Мамедага снова, прищурившись, посмотрел на красное облако: оно понемногу таяло, и то, что оно таяло, отозвалось каким-то странным сожалением в его сердце. Он не мог понять в себе этого сожаления, так же как не мог понять и удивительности сегодняшнего вечера; он просто решил, что удивительному не надо искать объяснения; успокоившись, он довольно потянулся и, почесав голову, поднялся по маленькой деревянной лестнице в фургон.
Как только ранним утром на дороге появлялся фургон Мамедаги с выведенными на нем разноцветными словами «Пневматический тир», у чайчи Газанфара сразу портилось настроение, а все потому, что большинство его клиентов — молодежь села и подростки — в этот день уже не отходили от фургона: стреляли из ружья, разрушали пирамиды, построенные из банок, набрасывали на крючья резиновые кольца.

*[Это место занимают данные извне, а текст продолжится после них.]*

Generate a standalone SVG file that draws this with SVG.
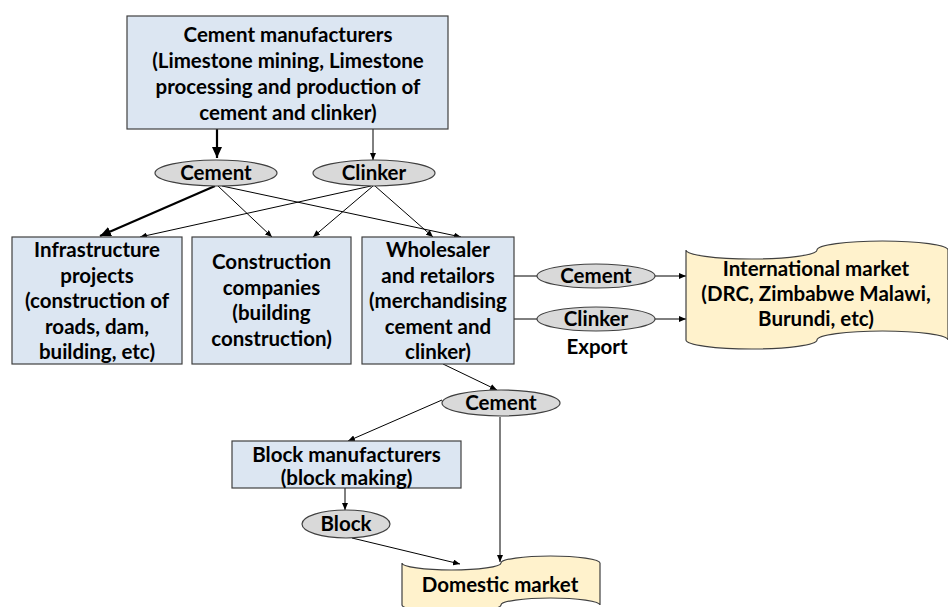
<svg xmlns="http://www.w3.org/2000/svg" width="948" height="607" viewBox="0 0 948 607">
<defs>
<style>
text{font-family:Lato,"Liberation Sans",sans-serif;font-weight:bold;font-size:20.5px;fill:#000;text-anchor:middle}
.box{fill:#dce6f2;stroke:#404040;stroke-width:1.2}
.ell{fill:#d9d9d9;stroke:#404040;stroke-width:1.2}
.tape{fill:#fff2cc;stroke:#404040;stroke-width:1.2}
.ln{fill:none;stroke:#000;stroke-width:1}
.thick{fill:none;stroke:#000;stroke-width:2.2}
</style>
<marker id="ah" markerUnits="userSpaceOnUse" markerWidth="7" markerHeight="6" refX="7" refY="3" orient="auto"><path d="M0,0 L7,3 L0,6 Z" fill="#000"/></marker>
<marker id="ahb" markerUnits="userSpaceOnUse" markerWidth="11" markerHeight="10" refX="11" refY="5" orient="auto"><path d="M0,0 L11,5 L0,10 Z" fill="#000"/></marker>
</defs>
<rect width="948" height="607" fill="#fff"/>
<g id="connectors">
<line class="thick" x1="217" y1="129" x2="217" y2="158" marker-end="url(#ahb)"/>
<line class="ln" x1="373" y1="129" x2="373" y2="160" marker-end="url(#ah)"/>
<line class="thick" x1="215" y1="186" x2="100" y2="236" marker-end="url(#ahb)"/>
<line class="ln" x1="218" y1="186" x2="272" y2="237" marker-end="url(#ah)"/>
<line class="ln" x1="222" y1="186" x2="461" y2="237" marker-end="url(#ah)"/>
<line class="ln" x1="371" y1="186" x2="140" y2="237" marker-end="url(#ah)"/>
<line class="ln" x1="373" y1="186" x2="313" y2="237" marker-end="url(#ah)"/>
<line class="ln" x1="375" y1="186" x2="433" y2="237" marker-end="url(#ah)"/>
<line class="ln" x1="514" y1="276" x2="537" y2="276"/>
<line class="ln" x1="655" y1="276" x2="686" y2="276" marker-end="url(#ah)"/>
<line class="ln" x1="514" y1="319" x2="537" y2="319"/>
<line class="ln" x1="655" y1="319" x2="686" y2="319" marker-end="url(#ah)"/>
<line class="ln" x1="443" y1="364" x2="497" y2="390" marker-end="url(#ah)"/>
<line class="ln" x1="442" y1="400" x2="348" y2="441" marker-end="url(#ah)"/>
<line class="ln" x1="500" y1="417" x2="500" y2="562" marker-end="url(#ah)"/>
<line class="ln" x1="345" y1="488" x2="345" y2="510" marker-end="url(#ah)"/>
<line class="ln" x1="352" y1="538" x2="460" y2="564" marker-end="url(#ah)"/>
</g>
<g id="cement-manufacturers">
<rect class="box" x="127" y="16" width="321" height="113"/>
<text x="288" y="42">Cement manufacturers</text>
<text x="288" y="68">(Limestone mining, Limestone</text>
<text x="288" y="94">processing and production of</text>
<text x="288" y="120">cement and clinker)</text>
</g>
<g id="cement-1"><ellipse class="ell" cx="216" cy="173" rx="61" ry="13"/><text x="216" y="180">Cement</text></g>
<g id="clinker-1"><ellipse class="ell" cx="374" cy="173" rx="61" ry="13"/><text x="374" y="180">Clinker</text></g>
<g id="infrastructure">
<rect class="box" x="12" y="237" width="170" height="127"/>
<text x="97" y="257">Infrastructure</text>
<text x="97" y="282.5">projects</text>
<text x="97" y="308">(construction of</text>
<text x="97" y="333.5">roads, dam,</text>
<text x="97" y="359">building, etc)</text>
</g>
<g id="construction">
<rect class="box" x="192" y="237" width="159" height="127"/>
<text x="271.5" y="269">Construction</text>
<text x="271.5" y="294.5">companies</text>
<text x="271.5" y="320">(building</text>
<text x="271.5" y="345.5">construction)</text>
</g>
<g id="wholesaler">
<rect class="box" x="362" y="237" width="152" height="127"/>
<text x="438" y="257">Wholesaler</text>
<text x="438" y="282.5">and retailors</text>
<text x="438" y="308">(merchandising</text>
<text x="438" y="333.5">cement and</text>
<text x="438" y="359">clinker)</text>
</g>
<g id="export-cement"><ellipse class="ell" cx="596" cy="276" rx="59" ry="12"/><text x="596" y="283">Cement</text></g>
<g id="export-clinker"><ellipse class="ell" cx="596" cy="319" rx="59" ry="12"/><text x="596" y="326">Clinker</text></g>
<g id="export-label"><text x="597" y="354">Export</text></g>
<g id="international-market">
<path class="tape" d="M686,250 A65.5,9 0 0 0 817,250 A65.5,9 0 0 1 948,250 L948,340 A65.5,9 0 0 0 817,340 A65.5,9 0 0 1 686,340 Z"/>
<text x="816" y="276">International market</text>
<text x="816" y="301">(DRC, Zimbabwe Malawi,</text>
<text x="816" y="326">Burundi, etc)</text>
</g>
<g id="cement-domestic"><ellipse class="ell" cx="501" cy="403" rx="59" ry="13"/><text x="501" y="410">Cement</text></g>
<g id="block-manufacturers">
<rect class="box" x="232" y="441" width="229" height="47"/>
<text x="346.5" y="462">Block manufacturers</text>
<text x="346.5" y="485">(block making)</text>
</g>
<g id="block"><ellipse class="ell" cx="346" cy="524" rx="44" ry="14"/><text x="346" y="531">Block</text></g>
<g id="domestic-market">
<path class="tape" d="M402,563 A49.5,7 0 0 0 501,563 A49.5,7 0 0 1 600,563 L600,605 A49.5,7 0 0 0 501,605 A49.5,7 0 0 1 402,605 Z"/>
<text x="500" y="592">Domestic market</text>
</g>
</svg>
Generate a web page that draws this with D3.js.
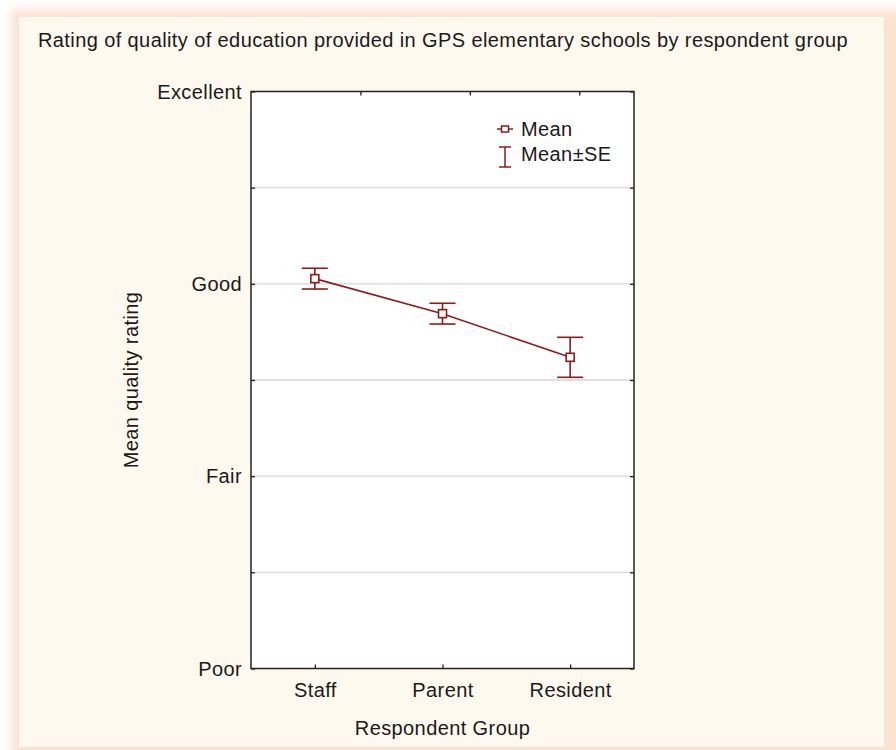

Приезжая в Загульбу летом, Мамедага останавливал фургон не в самом селе, а на песчаном берегу моря. Мамедага считал, что там, где нет простора, не может быть и отдыха. Где не видно горизонта, где тебя не обожжет солнце и не омоют дожди, где ты не можешь остаться один на один с морем, скалами, деревьями — там нет настоящего отдыха. Один на один — это не значит, что только ты и море, нет, но чтобы между тобой и морем не было асфальта, не было железной дороги, чтобы ты был далеко от дыма, мазута и шума.